To be sure, there are things you should know about alternative funds before you leap into them. For one, their fees are much higher than the 75 basis points (bps) that the average mutual fund charged last year. Excluding nontraditional bonds, they ranged from 142 bps for currency strategies to 287 bps for managed futures.
"The fees don't seem to be commensurate with the return goals," says Morningstar's Charney. "Investors need to understand that. We've started to harp on that point, and we probably should a little bit more."
Investor psychology can pose problems, too. Morningstar research has shown that the average investor does worse in alternative funds than in traditional funds, because of poor market timing, one the biggest faults of retail investors. There is often a significant gap between total returns and what Morningstar calls "investor returns"—what an investor actually experiences depending on when she enters or exits a fund. But the gap is considerably wider for alternative funds than for traditional funds, Morningstar says, partly because people tend to view them as short-term, non-core holdings that suddenly feel dispensable when markets start slipping.

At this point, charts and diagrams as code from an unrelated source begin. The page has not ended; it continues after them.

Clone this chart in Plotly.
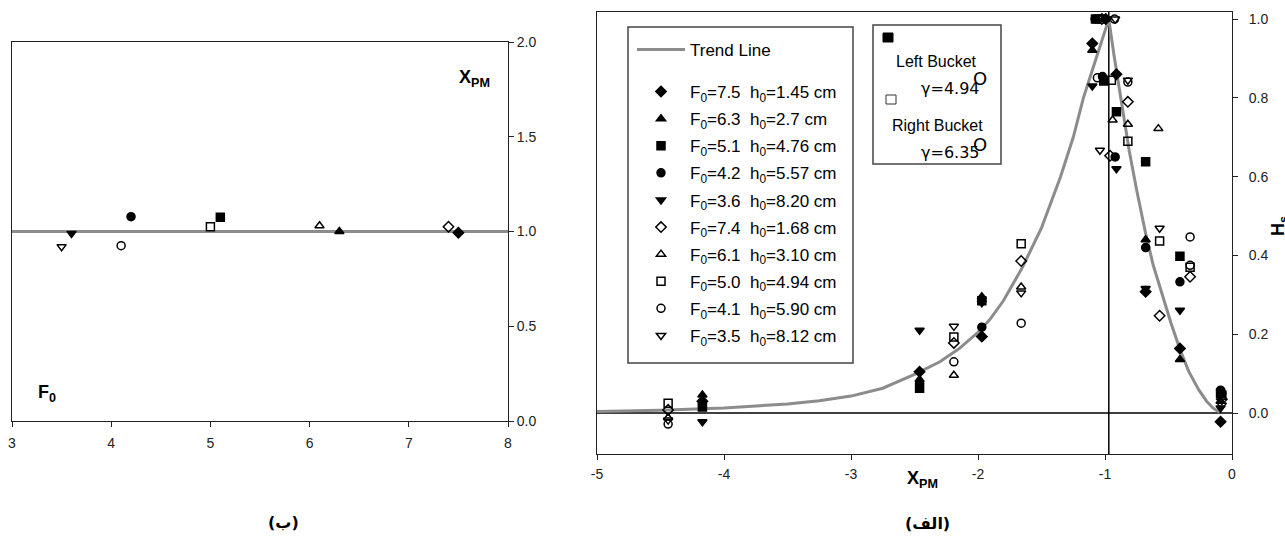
import plotly.graph_objects as go

# ---------------- data ----------------
series_names = [
    "F<sub>0</sub>=7.5\u00a0\u00a0h<sub>0</sub>=1.45 cm",
    "F<sub>0</sub>=6.3\u00a0\u00a0h<sub>0</sub>=2.7 cm",
    "F<sub>0</sub>=5.1\u00a0\u00a0h<sub>0</sub>=4.76 cm",
    "F<sub>0</sub>=4.2\u00a0\u00a0h<sub>0</sub>=5.57 cm",
    "F<sub>0</sub>=3.6\u00a0\u00a0h<sub>0</sub>=8.20 cm",
    "F<sub>0</sub>=7.4\u00a0\u00a0h<sub>0</sub>=1.68 cm",
    "F<sub>0</sub>=6.1\u00a0\u00a0h<sub>0</sub>=3.10 cm",
    "F<sub>0</sub>=5.0\u00a0\u00a0h<sub>0</sub>=4.94 cm",
    "F<sub>0</sub>=4.1\u00a0\u00a0h<sub>0</sub>=5.90 cm",
    "F<sub>0</sub>=3.5\u00a0\u00a0h<sub>0</sub>=8.12 cm",
]
series_symbols = ["diamond", "triangle-up", "square", "circle", "triangle-down",
                  "diamond-open", "triangle-up-open", "square-open", "circle-open",
                  "triangle-down-open"]

# left panel (b): F0 vs X_PM
F0_values = [7.5, 6.3, 5.1, 4.2, 3.6, 7.4, 6.1, 5.0, 4.1, 3.5]
xpm_values = [0.994, 1.0, 1.075, 1.078, 0.99, 1.025, 1.03, 1.025, 0.925, 0.92]
left_trend_x = [3, 8]
left_trend_y = [1.0, 1.0]

# right panel (a): X_PM vs H
s1_x = [-4.17, -2.46, -1.97, -1.10, -0.994, -0.91, -0.68, -0.41, -0.09]
s1_y = [0.03, 0.105, 0.194, 0.938, 1.0, 0.86, 0.308, 0.164, -0.022]
s2_x = [-4.17, -2.46, -1.97, -1.10, -1.0, -0.68, -0.41, -0.09]
s2_y = [0.046, 0.085, 0.295, 0.921, 1.0, 0.44, 0.136, 0.03]
s3_x = [-4.17, -2.46, -1.97, -1.075, -1.01, -0.91, -0.68, -0.41, -0.09]
s3_y = [0.015, 0.063, 0.285, 1.0, 0.843, 0.765, 0.638, 0.398, 0.05]
s4_x = [-4.17, -2.46, -1.97, -1.078, -1.02, -0.92, -0.68, -0.41, -0.09]
s4_y = [0.02, 0.075, 0.218, 1.0, 0.854, 0.65, 0.42, 0.333, 0.058]
s5_x = [-4.17, -2.46, -1.97, -1.10, -0.99, -0.91, -0.68, -0.41, -0.09]
s5_y = [-0.022, 0.21, 0.28, 0.83, 1.0, 0.62, 0.316, 0.261, 0.013]
s6_x = [-4.44, -2.19, -1.66, -1.025, -0.96, -0.82, -0.57, -0.33, -0.08]
s6_y = [0.008, 0.178, 0.386, 1.0, 0.653, 0.79, 0.247, 0.346, 0.035]
s7_x = [-4.44, -2.19, -1.66, -1.03, -0.94, -0.82, -0.58, -0.08]
s7_y = [-0.012, 0.096, 0.32, 1.0, 0.744, 0.733, 0.722, 0.04]
s8_x = [-4.44, -2.19, -1.66, -1.025, -0.95, -0.82, -0.57, -0.33, -0.08]
s8_y = [0.025, 0.193, 0.43, 1.0, 0.845, 0.69, 0.437, 0.37, 0.045]
s9_x = [-4.44, -2.19, -1.66, -1.06, -0.925, -0.82, -0.33, -0.33, -0.08]
s9_y = [-0.028, 0.13, 0.228, 0.851, 1.0, 0.84, 0.447, 0.375, 0.05]
s10_x = [-4.44, -2.19, -1.66, -1.04, -0.92, -0.82, -0.57, -0.08]
s10_y = [-0.018, 0.22, 0.305, 0.667, 1.0, 0.845, 0.469, 0.02]
series_x = [s1_x, s2_x, s3_x, s4_x, s5_x, s6_x, s7_x, s8_x, s9_x, s10_x]
series_y = [s1_y, s2_y, s3_y, s4_y, s5_y, s6_y, s7_y, s8_y, s9_y, s10_y]

trend_x = [-5, -4.5, -4, -3.5, -3.25, -3, -2.75, -2.5, -2.3, -2.15, -2.0, -1.91, -1.8,
           -1.65, -1.5, -1.35, -1.25, -1.17, -1.1, -1.03, -0.97, -0.93, -0.89, -0.85,
           -0.81, -0.75, -0.68, -0.62, -0.55, -0.48, -0.41, -0.34, -0.26, -0.2, -0.15, -0.1]
trend_y = [0.004, 0.007, 0.013, 0.023, 0.031, 0.043, 0.063, 0.098, 0.13, 0.163, 0.205, 0.236, 0.285,
           0.37, 0.47, 0.60, 0.70, 0.80, 0.87, 0.94, 1.0, 0.91, 0.825, 0.745,
           0.667, 0.565, 0.456, 0.375, 0.30, 0.228, 0.162, 0.105, 0.058, 0.03, 0.013, 0.002]

hline_x = [-5, 0]
hline_y = [0, 0]
peak_x = -0.97
vline_y = [-0.104, 1.018]

left_xticks = [3, 4, 5, 6, 7, 8]
left_yticks = [0.0, 0.5, 1.0, 1.5, 2.0]
right_xticks = [-5, -4, -3, -2, -1, 0]
right_xticktext = ["-5", "-4", "-3", "-2", "-1", "0"]
right_yticks = [0.0, 0.2, 0.4, 0.6, 0.8, 1.0]

W, H = 1285, 536
FONT = "Liberation Sans, Arial, DejaVu Sans, sans-serif"

def px_x(p):
    return p / W

def px_y(p):
    return 1 - p / H

fig = go.Figure()

# left panel
fig.add_trace(go.Scatter(x=left_trend_x, y=left_trend_y, mode="lines",
                         line=dict(color="#8c8c8c", width=3), showlegend=False,
                         xaxis="x", yaxis="y"))
for i in range(10):
    fig.add_trace(go.Scatter(x=[F0_values[i]], y=[xpm_values[i]], mode="markers",
                             marker=dict(symbol=series_symbols[i], size=8, color="black",
                                         line=dict(color="black", width=1.5)),
                             showlegend=False, xaxis="x", yaxis="y"))

# right panel reference lines
fig.add_trace(go.Scatter(x=hline_x, y=hline_y, mode="lines",
                         line=dict(color="black", width=1.5), showlegend=False,
                         xaxis="x2", yaxis="y2"))
fig.add_trace(go.Scatter(x=[peak_x, peak_x], y=vline_y, mode="lines",
                         line=dict(color="black", width=1.5), showlegend=False,
                         xaxis="x2", yaxis="y2"))
fig.add_trace(go.Scatter(x=trend_x, y=trend_y, mode="lines", name="Trend Line",
                         line=dict(color="#8c8c8c", width=3),
                         legend="legend", xaxis="x2", yaxis="y2"))
for i in range(10):
    fig.add_trace(go.Scatter(x=series_x[i], y=series_y[i], mode="markers",
                             name=series_names[i], legendgroup="g%d" % i,
                             marker=dict(symbol=series_symbols[i], size=8, color="black",
                                         line=dict(color="black", width=1.5)),
                             legend="legend2", xaxis="x2", yaxis="y2"))

def axis_common(standoff):
    return dict(showgrid=False, zeroline=False, showline=True, linecolor="#222",
                linewidth=1, mirror=True, ticks="outside", ticklen=5,
                tickcolor="#222", ticklabelstandoff=standoff,
                tickfont=dict(family=FONT, size=14, color="#222"))

fig.update_layout(
    width=W, height=H,
    margin=dict(l=0, r=0, t=0, b=0, autoexpand=False),
    paper_bgcolor="white", plot_bgcolor="white",
    font=dict(family=FONT, color="black"),
    xaxis=dict(domain=[px_x(12), px_x(508)], range=[3, 8], tickvals=left_xticks,
               anchor="y", **axis_common(4)),
    yaxis=dict(domain=[px_y(421), px_y(42)], range=[0, 2], tickvals=left_yticks,
               tickformat=".1f", side="right", anchor="x", **axis_common(0)),
    xaxis2=dict(domain=[px_x(597), px_x(1232)], range=[-5, 0], tickvals=right_xticks,
                ticktext=right_xticktext, anchor="y2", **axis_common(2)),
    yaxis2=dict(domain=[px_y(454), px_y(12)], range=[-0.104, 1.018], tickvals=right_yticks,
                tickformat=".1f", side="right", anchor="x2", **axis_common(8)),
    legend=dict(x=px_x(632), y=px_y(32), xanchor="left", yanchor="top",
                bgcolor="rgba(0,0,0,0)", borderwidth=0, itemwidth=48,
                font=dict(family=FONT, size=17, color="black")),
    legend2=dict(x=px_x(632), y=px_y(74), xanchor="left", yanchor="top",
                 bgcolor="rgba(0,0,0,0)", borderwidth=0, itemwidth=48,
                 tracegroupgap=2,
                 font=dict(family=FONT, size=17, color="black")),
    showlegend=True,
)

# legend frames
fig.add_shape(type="rect", xref="paper", yref="paper", x0=px_x(628), x1=px_x(853),
              y0=px_y(363), y1=px_y(27), line=dict(color="#444", width=1.5))
fig.add_shape(type="rect", xref="paper", yref="paper", x0=px_x(873), x1=px_x(1001),
              y0=px_y(164), y1=px_y(25), line=dict(color="#444", width=1.5))
# bucket key squares
fig.add_shape(type="rect", xref="paper", yref="paper", x0=px_x(883), x1=px_x(893),
              y0=px_y(42), y1=px_y(33), line=dict(color="black", width=1), fillcolor="black")
fig.add_shape(type="rect", xref="paper", yref="paper", x0=px_x(886), x1=px_x(896),
              y0=px_y(104), y1=px_y(95), line=dict(color="#333", width=1),
              fillcolor="white")

ann = []
def A(text, x, y, size=15, bold=False, fam=FONT, xanchor="center", textangle=0):
    ann.append(dict(text=("<b>%s</b>" % text) if bold else text, x=px_x(x), y=px_y(y),
                    xref="paper", yref="paper", showarrow=False, xanchor=xanchor,
                    yanchor="middle", textangle=textangle,
                    font=dict(family=fam, size=size, color="black")))

# bucket box
A("Left Bucket", 936, 61, size=16)
A("\u03b3=4.94", 950, 88, size=16, fam="DejaVu Sans, sans-serif")
A("O", 980, 79, size=18, fam="DejaVu Sans, sans-serif")
A("Right Bucket", 937, 126, size=16)
A("\u03b3=6.35", 950, 153, size=16, fam="DejaVu Sans, sans-serif")
A("O", 980, 144, size=18, fam="DejaVu Sans, sans-serif")

# axis labels
A("X<sub>PM</sub>", 922, 479, size=18, bold=True)
A("X<sub>PM</sub>", 474, 79, size=18, bold=True)
A("F<sub>0</sub>", 47, 393, size=18, bold=True)
A("H<sub>s</sub>", 1280, 226, size=18, bold=True, textangle=-90)
A("(\u0628)", 283, 522, size=16, bold=True, fam="DejaVu Sans, sans-serif")
A("(\u0627\u0644\u0641)", 927, 523, size=16, bold=True, fam="DejaVu Sans, sans-serif")

fig.update_layout(annotations=ann)
fig.write_html("out.html")
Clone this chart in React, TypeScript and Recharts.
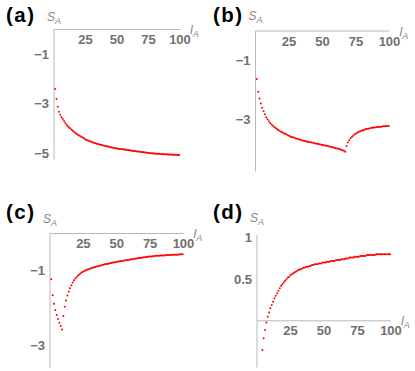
import React from "react";
import { ScatterChart, Scatter, XAxis, YAxis, ReferenceLine, ReferenceDot } from "recharts";

// subsystem size l_A (shared x values)
const lA = [
  1, 2, 3, 4, 5, 6, 7, 8, 9, 10, 11, 12, 13, 14, 15, 16, 17, 18, 19, 20,
  21, 22, 23, 24, 25, 26, 27, 28, 29, 30, 31, 32, 33, 34, 35, 36, 37, 38, 39, 40,
  41, 42, 43, 44, 45, 46, 47, 48, 49, 50, 51, 52, 53, 54, 55, 56, 57, 58, 59, 60,
  61, 62, 63, 64, 65, 66, 67, 68, 69, 70, 71, 72, 73, 74, 75, 76, 77, 78, 79, 80,
  81, 82, 83, 84, 85, 86, 87, 88, 89, 90, 91, 92, 93, 94, 95, 96, 97, 98, 99, 100,
];

const sA_a = [
  -2.41, -2.81, -3.13, -3.33, -3.45, -3.55, -3.62, -3.7, -3.78, -3.85,
  -3.91, -3.96, -4.01, -4.06, -4.1, -4.15, -4.19, -4.23, -4.26, -4.29,
  -4.32, -4.35, -4.38, -4.41, -4.45, -4.47, -4.49, -4.51, -4.53, -4.55,
  -4.57, -4.59, -4.6, -4.62, -4.63, -4.65, -4.66, -4.67, -4.69, -4.7,
  -4.71, -4.72, -4.73, -4.75, -4.76, -4.77, -4.78, -4.79, -4.8, -4.81,
  -4.82, -4.83, -4.83, -4.84, -4.85, -4.86, -4.87, -4.88, -4.88, -4.89,
  -4.9, -4.91, -4.92, -4.92, -4.93, -4.94, -4.94, -4.95, -4.96, -4.96,
  -4.97, -4.98, -4.98, -4.99, -5.0, -5.0, -5.01, -5.01, -5.02, -5.02,
  -5.03, -5.03, -5.03, -5.04, -5.04, -5.04, -5.05, -5.05, -5.05, -5.06,
  -5.06, -5.06, -5.06, -5.07, -5.07, -5.07, -5.07, -5.08, -5.08, -5.08,
];

const sA_b = [
  -1.63, -2.06, -2.29, -2.46, -2.6, -2.72, -2.82, -2.92, -2.99, -3.06,
  -3.12, -3.17, -3.21, -3.25, -3.29, -3.32, -3.35, -3.38, -3.41, -3.43,
  -3.46, -3.48, -3.5, -3.53, -3.55, -3.57, -3.59, -3.6, -3.62, -3.64,
  -3.65, -3.67, -3.68, -3.69, -3.71, -3.72, -3.73, -3.74, -3.75, -3.76,
  -3.77, -3.78, -3.79, -3.8, -3.81, -3.82, -3.83, -3.84, -3.85, -3.86,
  -3.87, -3.88, -3.89, -3.9, -3.91, -3.92, -3.93, -3.94, -3.96, -3.97,
  -3.98, -3.99, -4.01, -4.02, -4.04, -4.06, -4.09, -3.9, -3.78, -3.7,
  -3.63, -3.58, -3.54, -3.5, -3.47, -3.44, -3.42, -3.4, -3.38, -3.36,
  -3.35, -3.33, -3.32, -3.31, -3.3, -3.29, -3.28, -3.27, -3.27, -3.26,
  -3.25, -3.25, -3.24, -3.24, -3.23, -3.23, -3.23, -3.22, -3.22, -3.22,
];

const sA_c = [
  -1.23, -1.66, -1.89, -2.06, -2.19, -2.3, -2.4, -2.49, -2.58, -2.22,
  -1.97, -1.8, -1.67, -1.56, -1.47, -1.39, -1.32, -1.26, -1.21, -1.17,
  -1.13, -1.1, -1.07, -1.04, -1.02, -1.0, -0.99, -0.97, -0.96, -0.95,
  -0.93, -0.92, -0.91, -0.9, -0.89, -0.88, -0.87, -0.86, -0.85, -0.84,
  -0.83, -0.82, -0.82, -0.81, -0.8, -0.79, -0.78, -0.78, -0.77, -0.76,
  -0.75, -0.75, -0.74, -0.74, -0.73, -0.72, -0.72, -0.71, -0.71, -0.7,
  -0.69, -0.69, -0.68, -0.68, -0.67, -0.66, -0.66, -0.65, -0.65, -0.64,
  -0.64, -0.63, -0.63, -0.62, -0.62, -0.62, -0.61, -0.61, -0.6, -0.6,
  -0.6, -0.6, -0.59, -0.59, -0.59, -0.59, -0.58, -0.58, -0.58, -0.58,
  -0.58, -0.57, -0.57, -0.57, -0.57, -0.57, -0.56, -0.56, -0.56, -0.56,
];

const sA_d = [
  null, null, null, -0.35, -0.21, -0.11, -0.02, 0.05, 0.1, 0.15,
  0.19, 0.23, 0.27, 0.3, 0.33, 0.36, 0.39, 0.42, 0.44, 0.46,
  0.48, 0.5, 0.52, 0.53, 0.55, 0.56, 0.57, 0.58, 0.59, 0.6,
  0.61, 0.62, 0.62, 0.63, 0.64, 0.64, 0.65, 0.65, 0.66, 0.66,
  0.67, 0.67, 0.68, 0.68, 0.68, 0.69, 0.69, 0.69, 0.7, 0.7,
  0.7, 0.71, 0.71, 0.71, 0.72, 0.72, 0.72, 0.72, 0.73, 0.73,
  0.73, 0.73, 0.74, 0.74, 0.74, 0.75, 0.75, 0.75, 0.76, 0.76,
  0.76, 0.76, 0.77, 0.77, 0.77, 0.77, 0.78, 0.78, 0.78, 0.78,
  0.78, 0.79, 0.79, 0.79, 0.79, 0.79, 0.79, 0.79, 0.8, 0.8,
  0.8, 0.8, 0.8, 0.8, 0.8, 0.8, 0.8, 0.8, 0.8, 0.8,
];

const xTicks = [25, 50, 75, 100];
const yTicksA = [-1, -3, -5];
const yTicksB = [-1, -3];
const yTicksC = [-1, -3];
const yTicksD = [0.5, 1];

const FONT = "'Liberation Sans', Arial, Helvetica, sans-serif";
const TICK_COLOR = "#707070";
const LABEL_COLOR = "#858585";
const AXIS_COLOR = "#b8b8b8";
const DOT_COLOR = "#ff0000";

const fmt = (v: number) => (v < 0 ? "\u2212" + Math.abs(v) : String(v));

const toPoints = (ys: (number | null)[]) =>
  lA.map((x, i) => ({ x, y: ys[i] })).filter((p) => p.y !== null);

const Dot = (props: any) => {
  const { cx, cy } = props;
  if (cx == null || cy == null) return null;
  return <circle cx={cx} cy={cy} r={1} fill={DOT_COLOR} />;
};

const XTick = (props: any) => {
  const { x, y, payload } = props;
  return (
    <text x={x} y={y + 14.5} textAnchor="middle" fill={TICK_COLOR} fontSize={13} fontWeight="bold" fontFamily={FONT}>
      {payload.value}
    </text>
  );
};

const saLabel = (off: number) => (p: any) => {
  const vb = p.viewBox;
  return (
    <text x={vb.x} y={vb.y - off} textAnchor="middle" fill={LABEL_COLOR} fontSize={12} fontStyle="italic" fontFamily={FONT}>
      S<tspan fontSize={9} dy={3}>A</tspan>
    </text>
  );
};

const laLabel = (dx: number) => (p: any) => {
  const vb = p.viewBox;
  return (
    <text x={vb.x + dx} y={vb.y + 4.5} fill={LABEL_COLOR} fontSize={12.5} fontStyle="italic" fontFamily={FONT}>
      l<tspan fontSize={9} dy={3}>A</tspan>
    </text>
  );
};

const xLabelAt = (v: number) => (p: any) => {
  const vb = p.viewBox;
  return (
    <text x={vb.x} y={vb.y + 14.5} textAnchor="middle" fill={TICK_COLOR} fontSize={13} fontWeight="bold" fontFamily={FONT}>
      {v}
    </text>
  );
};

type PanelProps = {
  left: number;
  top: number;
  width: number;
  height: number;
  margin: { top: number; right: number; bottom: number; left: number };
  ys: (number | null)[];
  yDomain: [number, number];
  yTicks: number[];
  midAxis?: boolean;
  saOff: number;
};

function Panel({ left, top, width, height, margin, ys, yDomain, yTicks, midAxis, saOff }: PanelProps) {
  // axes take 1px of room each, so the margins are trimmed by 1
  const m = { ...margin, top: margin.top - 1, left: margin.left - 1 };
  return (
    <div style={{ position: "absolute", left, top }}>
      <ScatterChart width={width} height={height} margin={m}>
        <XAxis
          type="number"
          dataKey="x"
          domain={[0, 100]}
          ticks={xTicks}
          orientation="top"
          height={1}
          allowDataOverflow
          axisLine={midAxis ? false : { stroke: AXIS_COLOR }}
          tickLine={false}
          tickSize={0}
          tickMargin={0}
          tick={midAxis ? false : <XTick />}
        />
        <YAxis
          type="number"
          dataKey="y"
          domain={yDomain}
          ticks={yTicks}
          width={1}
          allowDataOverflow
          axisLine={{ stroke: AXIS_COLOR }}
          tickLine={false}
          tickSize={0}
          tickMargin={5}
          tickFormatter={fmt}
          tick={{ fill: TICK_COLOR, fontSize: 13, fontWeight: "bold", fontFamily: FONT }}
        />
        {midAxis && <ReferenceLine y={0} stroke={AXIS_COLOR} />}
        {midAxis &&
          xTicks.map((t) => (
            <ReferenceDot key={t} x={t} y={0} r={0} fill="none" stroke="none" label={xLabelAt(t)} />
          ))}
        <ReferenceDot x={0} y={yDomain[1]} r={0} fill="none" stroke="none" label={saLabel(saOff)} />
        <ReferenceDot x={100} y={0} r={0} fill="none" stroke="none" label={laLabel(10)} />
        <Scatter data={toPoints(ys)} shape={<Dot />} isAnimationActive={false} />
      </ScatterChart>
    </div>
  );
}

const panelLetters = [
  { t: "(a)", x: 6, y: 22 },
  { t: "(b)", x: 213, y: 22 },
  { t: "(c)", x: 6, y: 219 },
  { t: "(d)", x: 213, y: 219 },
];

export default function App() {
  return (
    <div style={{ position: "absolute", left: 0, top: 0, width: 415, height: 371, background: "#fff", overflow: "hidden" }}>
      <Panel
        left={0}
        top={0}
        width={207}
        height={185}
        margin={{ top: 29.5, left: 54, right: 27, bottom: 25 }}
        ys={sA_a}
        yDomain={[-5.28, 0]}
        yTicks={yTicksA}
        saOff={9}
      />
      <Panel
        left={207}
        top={0}
        width={208}
        height={185}
        margin={{ top: 31, left: 48.5, right: 25.5, bottom: 13.5 }}
        ys={sA_b}
        yDomain={[-4.76, 0]}
        yTicks={yTicksB}
        saOff={11}
      />
      <Panel
        left={0}
        top={185}
        width={207}
        height={186}
        margin={{ top: 48.5, left: 50, right: 23.5, bottom: 2.5 }}
        ys={sA_c}
        yDomain={[-3.63, 0]}
        yTicks={yTicksC}
        saOff={11}
      />
      <Panel
        left={207}
        top={185}
        width={208}
        height={186}
        margin={{ top: 50, left: 50, right: 24, bottom: 3.5 }}
        ys={sA_d}
        yDomain={[-0.561, 1.031]}
        yTicks={yTicksD}
        midAxis
        saOff={13}
      />
      <svg width={415} height={371} style={{ position: "absolute", left: 0, top: 0, pointerEvents: "none" }}>
        {panelLetters.map((p) => (
          <text key={p.t} x={p.x} y={p.y} fontSize={20.5} fontWeight="bold" fontFamily={FONT} fill="#000" letterSpacing={1.5}>
            {p.t}
          </text>
        ))}
      </svg>
    </div>
  );
}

How much should investors allocate to alternative strategies? Morningstar's Charney says it depends on your appetite for risk, and recommends gradually allocating to the category. One thing to keep in mind is that today's alternative assets are tomorrow's core holding. A decade ago, real estate and commodities were considered alternative assets. Now, not so much. In fact, says Reid, whose firm offers several alternative funds, the riskiest portfolio is not one with alternatives but one with no alternatives.
"I would be more comfortable in a group of alternative funds than being 100 percent in the S&P index," says Reid. "Someone looking for highest return—in emerging markets, small caps, high-yield—typically wouldn't have alternatives. Alternatives are for the middle market, if you will—not those investors looking to hit the sky, but those seeking consistent rates of return."